January 7, 2016, 2:53 PM UTC
Inside The 2016 Consumer Electronics Show
Volkmar Denner, chief executive officer of Robert Bosch GmbH, speaks during an event at the 2016 Consumer Electronics Show (CES) in Las Vegas.
Photograph by Bloomberg via Getty Images

I spent a couple of hours yesterday wandering the 2.2 million square feet of exhibit space at CES Las Vegas, looking at smart lights, smart washing machines, smart door bells, smart tooth brushes. (As it turns out, there are no stupid products at CES.)

If this extravaganza is any indication, the connected home is just around the corner. You’ll be able to control everything in your house from the screen of your smart phone.

But for all the gee-whiz gadgetry, I still had a hard time finding products whose use case felt compelling. I’m not yet convinced I need to change the color of my house lights while on vacation, or turn on the washing machine from work, or talk to my oven. This, no doubt, reflects a lack of imagination on my part. But I’m just not feeling it yet. One notable exception: the smart refrigerator, which lets you peak inside via smart phone from the grocery store to see what items you are missing.

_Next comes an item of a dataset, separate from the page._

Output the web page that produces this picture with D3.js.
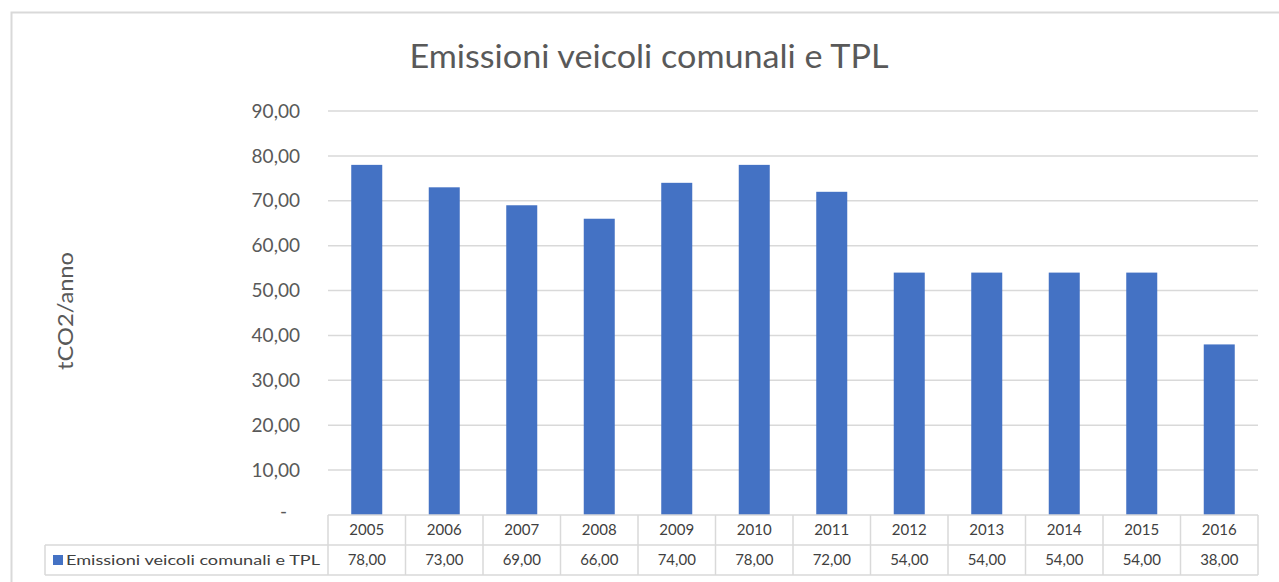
<!DOCTYPE html>
<html>
<head>
<meta charset="utf-8">
<script src="https://cdn.jsdelivr.net/npm/d3@7"></script>
<style>
  body { margin: 0; background: #fff; }
  svg { display: block; }
  text { font-family: Lato, "Open Sans", sans-serif; }
</style>
</head>
<body>
<div id="chart"></div>
<script>
// Data
const years = ['2005', '2006', '2007', '2008', '2009', '2010', '2011', '2012', '2013', '2014', '2015', '2016'];
const emissions = [78, 73, 69, 66, 74, 78, 72, 54, 54, 54, 54, 38];
const yTicks = [0, 10, 20, 30, 40, 50, 60, 70, 80, 90];
const seriesName = 'Emissioni veicoli comunali e TPL';
const chartTitle = 'Emissioni veicoli comunali e TPL';
const yTitle = 'tCO2/anno';

const width = 1279;
const height = 582;
const plot = { left: 328, right: 1258, top: 111, bottom: 515 };
const rowH = 30;
const legendLeft = 45;
const barColor = '#4472C4';
const gridColor = '#d9d9d9';
const textColor = '#595959';

const fmt = v => d3.format('.2f')(v).replace('.', ',');

const svg = d3.select('#chart')
  .append('svg')
  .attr('width', width)
  .attr('height', height);

// Outer chart border
svg.append('rect')
  .attr('x', 11.5)
  .attr('y', 12.5)
  .attr('width', width + 10)
  .attr('height', height + 10)
  .attr('fill', 'none')
  .attr('stroke', gridColor)
  .attr('stroke-width', 2);

const x = d3.scaleBand()
  .domain(years)
  .range([plot.left, plot.right])
  .paddingInner(0.6)
  .paddingOuter(0.3);

// table columns share the category axis but without padding
const xCol = d3.scaleBand()
  .domain(years)
  .range([plot.left, plot.right]);

const y = d3.scaleLinear()
  .domain([0, 90])
  .range([plot.bottom, plot.top]);

// Gridlines
svg.append('g')
  .selectAll('line')
  .data(yTicks.filter(d => d > 0))
  .enter()
  .append('line')
  .attr('x1', plot.left)
  .attr('x2', plot.right)
  .attr('y1', d => y(d))
  .attr('y2', d => y(d))
  .attr('stroke', gridColor)
  .attr('stroke-width', 1.5);

// Y tick labels
svg.append('g')
  .selectAll('text')
  .data(yTicks)
  .enter()
  .append('text')
  .attr('x', d => d === 0 ? 287 : 300)
  .attr('y', d => y(d) - (d === 0 ? 4 : 0))
  .attr('dy', '0.35em')
  .attr('text-anchor', 'end')
  .attr('font-size', 19)
  .attr('fill', textColor)
  .text(d => d === 0 ? '-' : fmt(d));

// Bars
svg.append('g')
  .selectAll('rect')
  .data(years.map((yr, i) => ({ year: yr, value: emissions[i] })))
  .enter()
  .append('rect')
  .attr('x', d => x(d.year))
  .attr('width', x.bandwidth())
  .attr('y', d => y(d.value))
  .attr('height', d => y(0) - y(d.value))
  .attr('fill', barColor);

// Data table
const table = svg.append('g').attr('stroke', gridColor).attr('stroke-width', 1.5).attr('fill', 'none');
const tTop = plot.bottom;
table.append('line').attr('x1', plot.left).attr('x2', plot.right).attr('y1', tTop).attr('y2', tTop);
table.append('line').attr('x1', legendLeft).attr('x2', plot.right).attr('y1', tTop + rowH).attr('y2', tTop + rowH);
table.append('line').attr('x1', legendLeft).attr('x2', plot.right).attr('y1', tTop + rowH * 2).attr('y2', tTop + rowH * 2);
table.selectAll('line.col')
  .data(years.concat(['end']))
  .enter()
  .append('line')
  .attr('class', 'col')
  .attr('x1', d => d === 'end' ? plot.right : xCol(d))
  .attr('x2', d => d === 'end' ? plot.right : xCol(d))
  .attr('y1', tTop)
  .attr('y2', tTop + rowH * 2);
table.append('line').attr('x1', legendLeft).attr('x2', legendLeft).attr('y1', tTop + rowH).attr('y2', tTop + rowH * 2);

// Header row
svg.append('g')
  .selectAll('text')
  .data(years)
  .enter()
  .append('text')
  .attr('x', d => xCol(d) + xCol.bandwidth() / 2)
  .attr('y', tTop + rowH / 2)
  .attr('dy', '0.35em')
  .attr('text-anchor', 'middle')
  .attr('font-size', 15)
  .attr('fill', '#404040')
  .text(d => d);

// Value row
svg.append('g')
  .selectAll('text')
  .data(years.map((yr, i) => ({ year: yr, value: emissions[i] })))
  .enter()
  .append('text')
  .attr('x', d => xCol(d.year) + xCol.bandwidth() / 2)
  .attr('y', tTop + rowH * 1.5)
  .attr('dy', '0.35em')
  .attr('text-anchor', 'middle')
  .attr('font-size', 15)
  .attr('fill', '#404040')
  .text(d => fmt(d.value));

// Legend key in table
svg.append('rect')
  .attr('x', 53)
  .attr('y', tTop + rowH * 1.5 - 5)
  .attr('width', 10)
  .attr('height', 10)
  .attr('fill', barColor);
svg.append('text')
  .attr('x', 66)
  .attr('y', tTop + rowH * 1.5)
  .attr('dy', '0.35em')
  .attr('font-size', 13)
  .attr('fill', '#404040')
  .attr('textLength', 254)
  .attr('lengthAdjust', 'spacingAndGlyphs')
  .text(seriesName);

// Title
svg.append('text')
  .attr('x', 649)
  .attr('y', 68)
  .attr('text-anchor', 'middle')
  .attr('font-size', 33)
  .attr('fill', textColor)
  .attr('textLength', 479)
  .attr('lengthAdjust', 'spacingAndGlyphs')
  .text(chartTitle);

// Y axis title
svg.append('text')
  .attr('transform', 'translate(73,311) rotate(-90)')
  .attr('text-anchor', 'middle')
  .attr('font-size', 22)
  .attr('fill', textColor)
  .attr('textLength', 118)
  .attr('lengthAdjust', 'spacingAndGlyphs')
  .text(yTitle);
</script>
</body>
</html>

If the case for the connected home is still shaky, though, the case for the connected factory is not. I spent some time with Volkmar Denner, CEO of Robert Bosch GmbH, who has put the Internet of Things at the center of his company’s strategy. Bosch makes an array of “smart” consumer products, is the world’s leading manufacturer of MEMS (Micro-Electro-Mechanical Systems) sensors, and provides a host of components for automobile makers. (Of course, in one unfortunate case, Bosch supplied Volkswagen with diesel engine software that turned out to be a little too smart for its own good.)

Denner also has pushed to remake his company’s 250 factories around the world using connected technology. His most advanced plant is in Homburg, Germany, which makes hydraulic components for cars. Denner says connected technologies have enabled that plant to increase productivity by 10% and reduce inventory via faster turnover by 30%. That’s smart.

I asked Denner how far Bosch is in realizing the full benefits of the Internet of Things – or “Industry 4.0”, as the Germans like to call it. On a scale of 1 to 10, he put it at 3, and said Bosch is still further ahead than most companies because of its ability to combine technology and manufacturing expertise. That leaves plenty of potential for widespread productivity gains in the decades ahead.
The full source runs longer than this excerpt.